Butcher serving a customer at a meat counter, with a chalkboard behind reading ‘Pork in Australia’ and listing breeds (Large White, Landrace, Duroc), flavour notes, quality factors, and why pork is often simply labelled ‘pork'

Stories | Chef’s Table Kitchen Intelligence

Pork isn’t “just pork.” Breed, feed, fat and even supermarket processing can change how it tastes and behaves in the pan—here’s how to choose (and cook) with confidence.

Why this topic matters to me

Years ago, when I was President of the Gold Coast branch of the Australian Culinary Federation, I spent a lot of time around producers—the people behind the ingredients we rely on.

That’s when I met Joe Byrne from Bangalow Sweet Pork.

Joe didn’t just supply pork—he educated chefs. He talked about breed, feed, fat quality, flavour development, and the frustrating reality that most Australian pork is sold as a blank label: “pork”… with no clues about eating quality.

Back then, the industry obsession was lean at all costs. The result was predictable: plenty of pork that looked good in a tray… but cooked up dry, tough and bland.

Joe (and a small group of producers like him) pushed back—focusing on eating quality, not just leanness. And once you’ve tasted pork with proper fat quality and flavour… you start asking better questions forever.

Why pork isn’t labelled like beef

Walk into a butcher and you’ll see beef labelled Angus, Wagyu, Hereford

But pork? Usually just: PORK.

Here’s why:

  • Most commercial pork is crossbred, so “breed” isn’t a simple label.
  • The industry chased uniformity for decades (lean, pale, mild).
  • Consumers were never taught to ask for breed or eating quality.
  • Pork sat in the “budget meat” category for a long time—less marketing, less storytelling.
  • Supply chains often prioritise consistency and price over identity.

Bottom line: great pork exists in Australia, but you often have to know what to look for.
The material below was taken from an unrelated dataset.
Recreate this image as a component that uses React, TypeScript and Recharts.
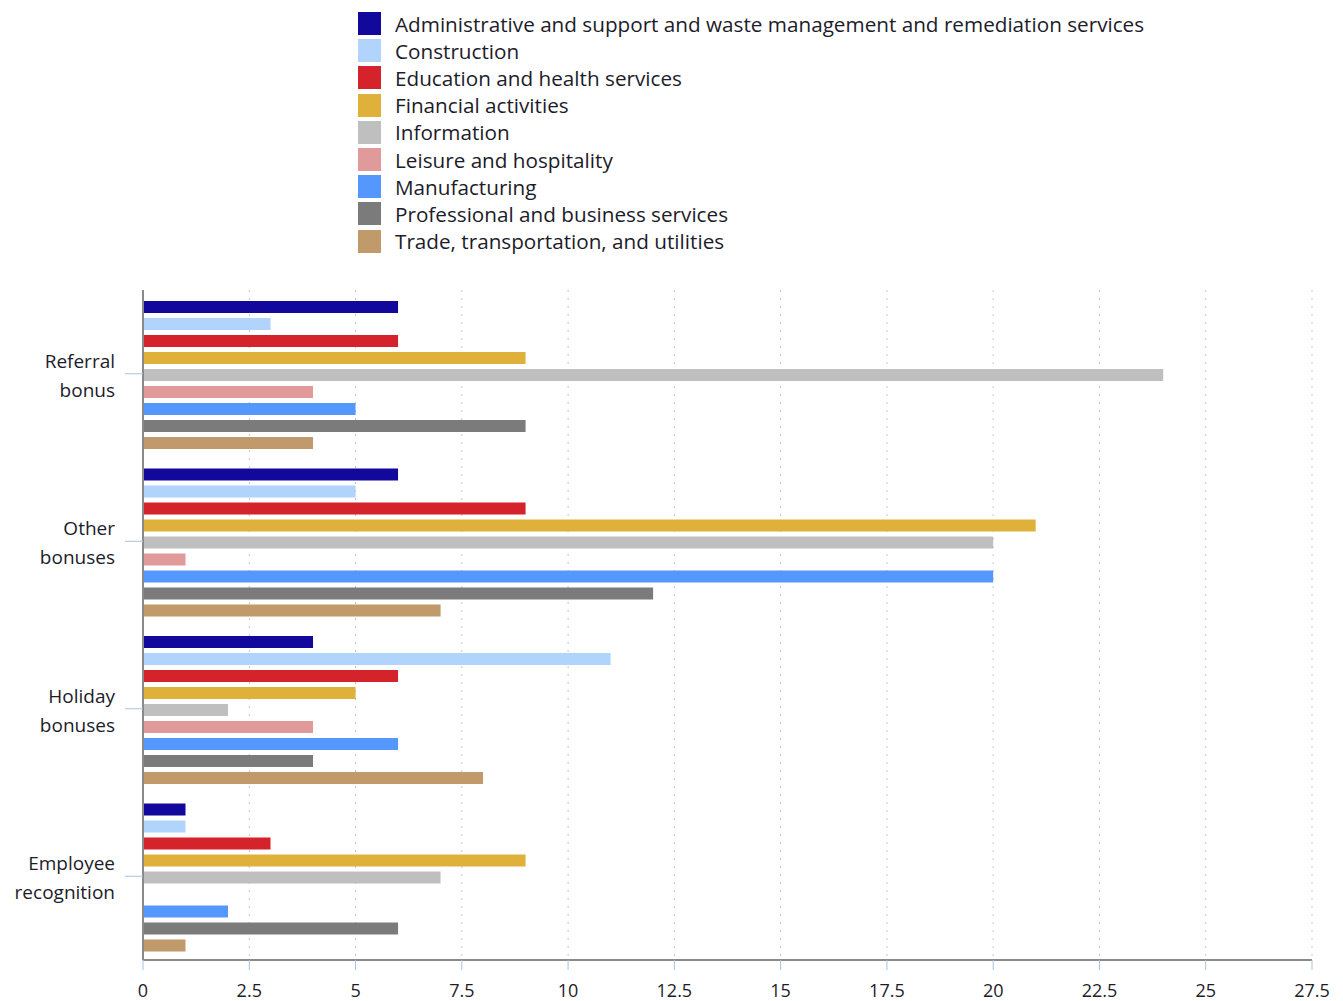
import React from 'react';
import { BarChart, Bar, XAxis, YAxis, CartesianGrid } from 'recharts';

const categories = ['Referral bonus', 'Other bonuses', 'Holiday bonuses', 'Employee recognition'];
const categoryLines = [['Referral', 'bonus'], ['Other', 'bonuses'], ['Holiday', 'bonuses'], ['Employee', 'recognition']];

const seriesNames = [
  'Administrative and support and waste management and remediation services',
  'Construction',
  'Education and health services',
  'Financial activities',
  'Information',
  'Leisure and hospitality',
  'Manufacturing',
  'Professional and business services',
  'Trade, transportation, and utilities',
];
const seriesColors = ['#13089c', '#b0d4fc', '#d5232b', '#e0b13a', '#bfbfbf', '#e09a9a', '#5598fd', '#7b7b7b', '#c09a6a'];

const administrative = [6, 6, 4, 1];
const construction = [3, 5, 11, 1];
const education = [6, 9, 6, 3];
const financial = [9, 21, 5, 9];
const information = [24, 20, 2, 7];
const leisure = [4, 1, 4, 0];
const manufacturing = [5, 20, 6, 2];
const professional = [9, 12, 4, 6];
const trade = [4, 7, 8, 1];

const seriesValues = [administrative, construction, education, financial, information, leisure, manufacturing, professional, trade];
const xTicks = [0, 2.5, 5, 7.5, 10, 12.5, 15, 17.5, 20, 22.5, 25, 27.5];

const data = categories.map((c, i) => {
  const row: any = { cat: c };
  seriesValues.forEach((vals, s) => { row['s' + s] = vals[i]; });
  return row;
});

const FONT = '"Open Sans", Lato, sans-serif';
const TEXT = '#1c1c2a';

const YTick = (props: any) => {
  const { y, payload } = props;
  const idx = categories.indexOf(payload.value);
  const lines = idx >= 0 ? categoryLines[idx] : [payload.value];
  return (
    <text x={107} y={y} textAnchor="end" fontFamily={FONT} fontSize={19} fill={TEXT}>
      <tspan x={107} dy={-6}>{lines[0]}</tspan>
      <tspan x={107} dy={29}>{lines[1]}</tspan>
    </text>
  );
};

export default function App() {
  return (
    <div style={{ position: 'relative', width: 1335, height: 993 }}>
      <div style={{ position: 'absolute', left: 350, top: 2, fontFamily: FONT, fontSize: 20.7, color: TEXT }}>
        {seriesNames.map((n, i) => (
          <div key={n} style={{ display: 'flex', alignItems: 'center', height: 27.2 }}>
            <div style={{ width: 23, height: 23, background: seriesColors[i], marginRight: 14 }} />
            <span style={{ whiteSpace: 'nowrap' }}>{n}</span>
          </div>
        ))}
      </div>
      <div style={{ position: 'absolute', left: 0, top: 0 }}>
        <BarChart
          width={1335}
          height={993}
          data={data}
          layout="vertical"
          margin={{ top: 282, right: 31, bottom: 0, left: 0 }}
          barGap={5}
          barCategoryGap={11}
        >
          <CartesianGrid horizontal={false} stroke="#c4c4c4" strokeDasharray="2 6" />
          <XAxis
            type="number"
            domain={[0, 27.5]}
            ticks={xTicks}
            height={41}
            tickSize={10}
            tickMargin={14}
            axisLine={{ stroke: '#8a8a8a', strokeWidth: 2 }}
            tickLine={{ stroke: '#a9c2dc' }}
            tick={{ fontFamily: FONT, fontSize: 18, fill: TEXT }}
            interval={0}
          />
          <YAxis
            type="category"
            dataKey="cat"
            width={135}
            tickSize={18}
            axisLine={{ stroke: '#8a8a8a', strokeWidth: 2 }}
            tickLine={{ stroke: '#a9c2dc' }}
            tick={<YTick />}
            interval={0}
          />
          {seriesNames.map((n, i) => (
            <Bar key={n} dataKey={'s' + i} name={n} fill={seriesColors[i]} isAnimationActive={false} />
          ))}
        </BarChart>
      </div>
    </div>
  );
}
The breeds (what’s actually raised here)

You’ll see these influences in Australian pork—sometimes labelled, often not:

Large White (Yorkshire)

The industry standard: mild, lean, consistent.
Best for: everyday family cooking, schnitzels, stir-fries.

Landrace

Often crossed with Large White: tender and reliable.
Best for: roasts and chops where you want predictability.

Duroc

More marbling, deeper colour, richer eating.
Best for: grilling, BBQ, chops that stay juicy.
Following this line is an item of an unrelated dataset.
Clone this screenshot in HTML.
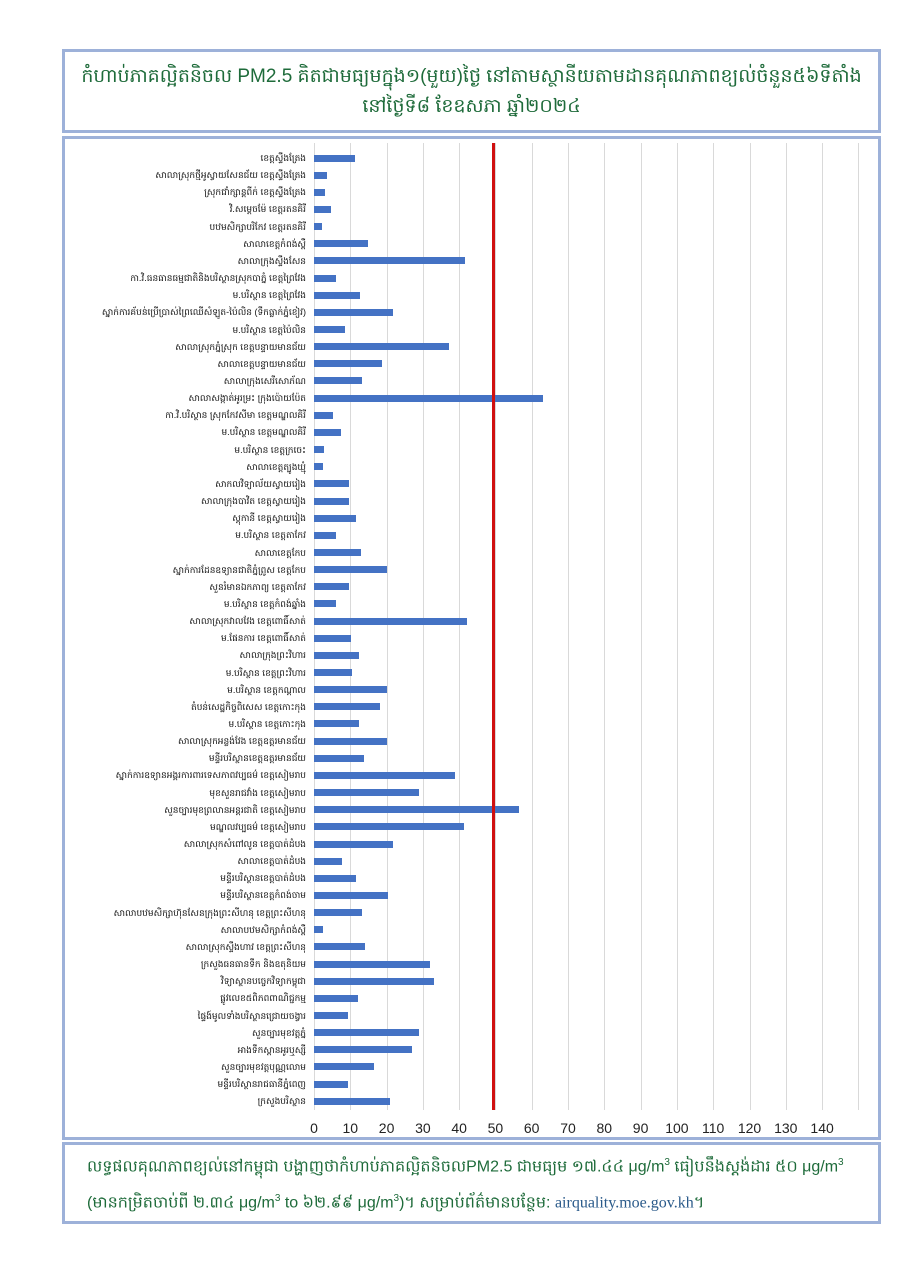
<!DOCTYPE html>
<html><head><meta charset="utf-8">
<style>
body{margin:0;background:#fff;width:905px;height:1280px;position:relative;overflow:hidden;font-family:"Liberation Sans","Noto Sans CJK SC",sans-serif;}
.box{position:absolute;border:3px solid #9db1d9;box-sizing:border-box;background:#fff;}
.title{left:62px;top:49px;width:819px;height:84px;color:#1e6b3a;font-size:19px;text-align:center;line-height:30px;padding-top:10px;}
.chart{left:62px;top:136px;width:819px;height:1004px;border-color:#9db1d9;}
.foot{left:62px;top:1142px;width:819px;height:82px;color:#1e6b3a;font-size:16px;line-height:32px;padding:2px 0 0 22px;white-space:nowrap;overflow:hidden;}
.g{position:absolute;top:143px;height:967px;width:1px;background:#d9d9d9;}
.bar{position:absolute;left:314px;height:7px;background:#4472c4;}
.lab{position:absolute;right:599px;font-size:9px;color:#111;white-space:nowrap;line-height:10px;text-align:right;}
.tick{position:absolute;top:1120px;font-size:14px;color:#222;width:40px;margin-left:-20px;text-align:center;}
</style></head><body>
<div class="box title">កំហាប់ភាគល្អិតនិចល PM2.5 គិតជាមធ្យមក្នុង១(មួយ)ថ្ងៃ នៅតាមស្ថានីយតាមដានគុណភាពខ្យល់ចំនួន៥៦ទីតាំង<br>នៅថ្ងៃទី៨ ខែឧសភា ឆ្នាំ២០២៤</div>
<div class="box chart"></div>
<div id="c"></div>
<div style="position:absolute;left:492px;top:143px;width:3px;height:967px;background:#d01010"></div>
<div class="box foot">លទ្ធផលគុណភាពខ្យល់នៅកម្ពុជា បង្ហាញថាកំហាប់ភាគល្អិតនិចលPM2.5 ជាមធ្យម ១៧.៤៤ μg/m<sup style="font-size:10px">3</sup> ធៀបនឹងស្តង់ដារ ៥០ μg/m<sup style="font-size:10px">3</sup><br>(មានកម្រិតចាប់ពី ២.៣៤ μg/m<sup style="font-size:10px">3</sup> to ៦២.៩៩ μg/m<sup style="font-size:10px">3</sup>)។ សម្រាប់ព័ត៌មានបន្ថែម: <span style="font-family:'Liberation Serif',serif;color:#2a5a8a">airquality.moe.gov.kh</span>។</div>
<script>
var L=["ខេត្តស្ទឹងត្រែង","សាលាស្រុកថ្មីអូស្វាយសែនជ័យ ខេត្តស្ទឹងត្រែង","ស្រុកជាំក្សាន្តពីក់ ខេត្តស្ទឹងត្រែង","វិ.សម្តេចម៉ែ ខេត្តរតនគិរី","បឋមសិក្សាបរិកែវ ខេត្តរតនគិរី","សាលាខេត្តកំពង់ស្ពឺ","សាលាក្រុងស្ទឹងសែន","កា.វិ.ធនធានធម្មជាតិនិងបរិស្ថានស្រុកបាភ្នំ ខេត្តព្រៃវែង","ម.បរិស្ថាន ខេត្តព្រៃវែង","ស្នាក់ការគ័បន់ប្រើប្រាស់ព្រៃឈើសំឡូត-ប៉ៃលិន (ទឹកធ្លាក់ភ្នំខៀវ)","ម.បរិស្ថាន ខេត្តប៉ៃលិន","សាលាស្រុកភ្នំស្រុក ខេត្តបន្ទាយមានជ័យ","សាលាខេត្តបន្ទាយមានជ័យ","សាលាក្រុងសេរីសោភ័ណ","សាលាសង្កាត់អូរម្រះ ក្រុងប៉ោយប៉ែត","កា.វិ.បរិស្ថាន ស្រុកកែវសីមា ខេត្តមណ្ឌលគិរី","ម.បរិស្ថាន ខេត្តមណ្ឌលគិរី","ម.បរិស្ថាន ខេត្តក្រចេះ","សាលាខេត្តត្បូងឃ្មុំ","សាកលវិទ្យាល័យស្វាយរៀង","សាលាក្រុងបាវិត ខេត្តស្វាយរៀង","ស្តុកានី ខេត្តស្វាយរៀង","ម.បរិស្ថាន ខេត្តតាកែវ","សាលាខេត្តកែប","ស្នាក់ការដែនឧទ្យានជាតិភ្នំព្រូស ខេត្តកែប","សួនរំមានឯកភាព្យ ខេត្តតាកែវ","ម.បរិស្ថាន ខេត្តកំពង់ឆ្នាំង","សាលាស្រុកវាលវែង ខេត្តពោធិ៍សាត់","ម.ផែនការ ខេត្តពោធិ៍សាត់","សាលាក្រុងព្រះវិហារ","ម.បរិស្ថាន ខេត្តព្រះវិហារ","ម.បរិស្ថាន ខេត្តកណ្តាល","តំបន់សេដ្ឋកិច្ចពិសេស ខេត្តកោះកុង","ម.បរិស្ថាន ខេត្តកោះកុង","សាលាស្រុកអន្លង់វែង ខេត្តឧត្តរមានជ័យ","មន្ទីរបរិស្ថានខេត្តឧត្តរមានជ័យ","ស្នាក់ការឧទ្យានអង្គរការពារទេសភាពវប្បធម៌ ខេត្តសៀមរាប","មុខសួនរាជវាំង ខេត្តសៀមរាប","សួនច្បារមុខព្រលានអន្តរជាតិ ខេត្តសៀមរាប","មណ្ឌលវប្បធម៌ ខេត្តសៀមរាប","សាលាស្រុកសំពៅលូន ខេត្តបាត់ដំបង","សាលាខេត្តបាត់ដំបង","មន្ទីរបរិស្ថានខេត្តបាត់ដំបង","មន្ទីរបរិស្ថានខេត្តកំពង់ចាម","សាលាបឋមសិក្សាហ៊ុនសែនក្រុងព្រះសីហនុ ខេត្តព្រះសីហនុ","សាលាបឋមសិក្សាកំពង់ស្ពឺ","សាលាស្រុកស្ទឹងហាវ ខេត្តព្រះសីហនុ","ក្រសួងធនធានទឹក និងឧតុនិយម","វិទ្យាស្ថានបច្ចេកវិទ្យាកម្ពុជា","ផ្លូវលេខ៥ពិភពពាណិជ្ជកម្ម","ផ្ទៃង៍មូលទាំងបរិស្ថានជ្រោយចង្វារ","សួនច្បារមុខវត្តភ្នំ","អាងទឹកស្ពានអូរឬស្សី","សួនច្បារមុខវត្តបុណ្ណលោម","មន្ទីរបរិស្ថានរាជធានីភ្នំពេញ","ក្រសួងបរិស្ថាន"];
var E=[355,327,325,331,322,368,465,336,360,393,345,449,382,362,543,333,341,324,323,349,349,356,336,361,387,349,336,467,351,359,352,387,380,359,387,364,455,419,519,464,393,342,356,388,362,323,365,430,434,358,348,419,412,374,348,390];
var h="";
for(var i=1;i<=15;i++){h+='<div class="g" style="left:'+(314+i*36.29).toFixed(1)+'px"></div>';}
h+='<div class="g" style="left:314px"></div>';
for(var i=0;i<56;i++){var y=158+i*17.15;h+='<div class="bar" style="top:'+(y-3.5).toFixed(1)+'px;width:'+(E[i]-314)+'px"></div><div class="lab" style="top:'+(y-5).toFixed(1)+'px">'+L[i]+'</div>';}
for(var i=0;i<=14;i++){h+='<div class="tick" style="left:'+(314+i*36.29).toFixed(1)+'px">'+(i*10)+'</div>';}
document.getElementById("c").innerHTML=h;
</script>
</body></html>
Heritage breeds (e.g., Berkshire, Tamworth, Saddleback, Large Black)

More flavour, better fat quality, often darker meat.
Best for: next-level roasts, crackling, slow cooking—when you can get it.

Chef note: if your butcher says “Duroc cross” or “heritage,” you’re usually in a better eating-quality zone already.

The “male vs female pork” question (and boar taint)

This surprises people, but yes—sex can influence aroma in pork.

What’s “boar taint”?

In older, entire (uncastrated) male pigs, compounds can create a musky/sweaty aroma—especially when fat is heated.

Do you need to worry in Australia?

Most of the time: no. Commercial systems generally manage this (age at processing and industry controls), so supermarket and butcher pork is typically clean and consistent.

Chef’s sniff test: if pork fat ever gives off a “funky” smell in the pan, it’s not your cooking—something’s off with the product. Don’t serve it.

The hidden supermarket factor: moisture-infused pork

If you’ve ever bought pork that:

  • leaks liquid in the pan
  • refuses to brown properly
  • tastes faintly “hammy”
    …you may have had moisture-infused pork.

What it is

Pork injected with a solution (commonly water + salt, sometimes other stabilisers). It’s designed to improve juiciness and consistency.

When it can be useful
  • quick midweek chops
  • schnitzels
  • high-volume cooking where consistency matters

When it will ruin your day

  • roasts
  • crackling
  • slow cooking
  • grilling/BBQ (it steams before it sears)

Chef Ian rule: moisture-infused pork has a place—but not for anything where flavour, browning and crackling matter.

A real-world kitchen perspective

In busy commercial kitchens, consistent products can be “apprentice-proof”—they hold up if timing slips and they stay juicy through service pressure. That’s why some chefs use moisture-infused cutlets in high-volume environments.

At home, the key is simply this: use the right pork for the right job.

How to choose better pork (Chef Ian’s checklist)

When you’re standing at the butcher counter:

  • Look at the colour: deep pink beats pale every time.
  • Check the fat: you want it firm and clean-looking (fat = flavour in pork).
  • Ask one good question:
    “Is this standard pork, or is it something like Duroc/heritage/cross?”
  • Choose pork that suits your plan:
    • roast/crackling → avoid moisture-infused
    • quick chops → either can work
    • slow cooking → flavour + fat wins
  • Don’t fear fat: lean pork was a trend. Good pork needs good fat.

What to say to your butcher (easy script)

“Hey mate—what’s your best eating-quality pork today? Anything with a bit more marbling or a Duroc cross?”

That one question often changes what lands in your bag.

Final thought from Chef Ian

Pork in Australia gets sold like a blank ingredient—but it isn’t one.

Once you understand breed, fat, and processing, you stop guessing… and your pork stops being “sometimes great, sometimes dry.”

Choose pork with purpose, cook it with respect, and it will absolutely reward you.